Prominent (neo)conservatives who promoted the war, such as Sen. John McCain (R‑Ariz.) and Washington Post blogger Jennifer Rubin, have blamed the U.S. military drawdown from Iraq for a rise in Iranian influence. That popular contention willfully ignores that Iran became a beneficiary of the war as a result of Saddam Hussein’s removal, not that of American troops.

Before the 2003 invasion, Iraq war proponents were so focused on removing Saddam from power that they largely overlooked how it would enable Tehran to back its political allies in Baghdad with far greater impunity. Take Iraq’s current Prime Minister, Nouri al Maliki, head of the Shiite (Dawa) political party. From 1982 until the U.S.-led invasion, Maliki found refuge in Iran while other Dawa members found refuge in Syria. Why Iran and Syria? According to Dawa, “These two countries were most sympathetic to the cause against Saddam’s regime at the time.”

That was also when top officials in Washington were assisting Baghdad’s secular Ba’athist regime in its ongoing conflict against Iran and refused to punish Saddam for gassing Iraqi Kurds. The Iran-Iraq War (1980–88) ultimately devolved into a protracted stalemate, allowing the rivals to weaken each other. Because the region remained divided, neither side could achieve hegemony and shut out American influence. As Henry Kissinger reportedly quipped, “It’s a pity they both can’t lose.”

In August 1988, after the bloody Iran-Iraq War finally ended with a U.N.-mandated ceasefire, Saddam did not intend to preserve the status quo: His forces invaded Kuwait in August 1990. The immediate objective of the resulting U.S.-led international coalition was to expel Iraqi forces from Kuwait, and to avoid what President George H.W. Bush’s Secretary of State James Baker warned, “something that would result in the fragmentation of Iraq because we didn’t think that would be in our national interests.”

Washington’s larger aim was to prevent Iraq from dominating the Persian Gulf. For the next 12 years, no-fly zones and a sanctions regime contained Saddam’s expansionist tendencies. Iran’s strength grew, Iraq’s strength receded, and the balance of power in the Gulf remained reasonably intact. That all changed dramatically after March 2003. 

Bush administration officials, and their Democratic and Republican supporters on Capitol Hill, underappreciated the wider geopolitical ramifications of dethroning Iran’s principal regional counterweight. Realist scholars pointed out at the time that no amount of prewar planning or “boots on the ground” could have prevented the Islamic Republic’s push into a neighboring country with a 60 percent Shiite majority. By 2010, leaders in Tehran helped create Prime Minister Maliki’s Shiite-led government, and according to reports, began “calling in favors among its allied factions in Iraq.”

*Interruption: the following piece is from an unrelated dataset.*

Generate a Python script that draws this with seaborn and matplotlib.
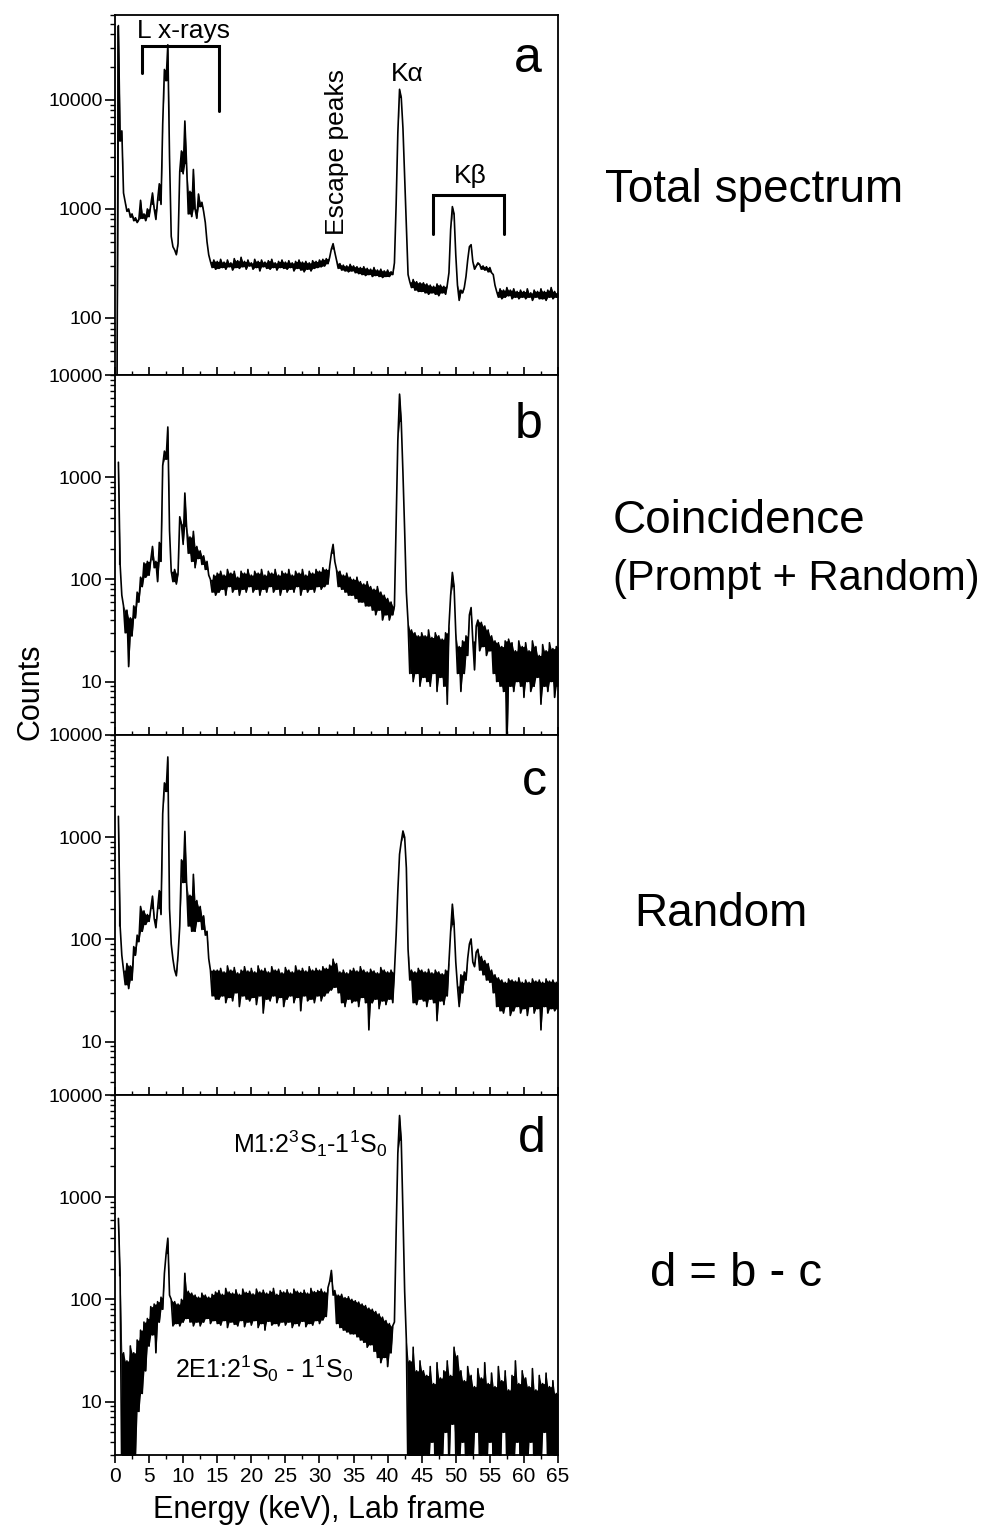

It is useful to keep in mind that many prominent politicians and pundits who originally promoted the war have now seized on expanded Iranian power to press for action against its regime. These proponents of perpetual aggression convincingly illustrate what Austrian economist Ludwig von Mises described as the deception of government intervention: When the government perceives a problem, it intervenes to solve it, but instead of solving the initial problem, the intervention creates two or three further problems.

Those who blame America’s troop withdrawal for increased Iranian influence have their causation wrong. The preventive war of choice they were so confident would yield a positive outcome helped strengthen Iran’s geopolitical assertiveness and limit U.S. policy options across the region.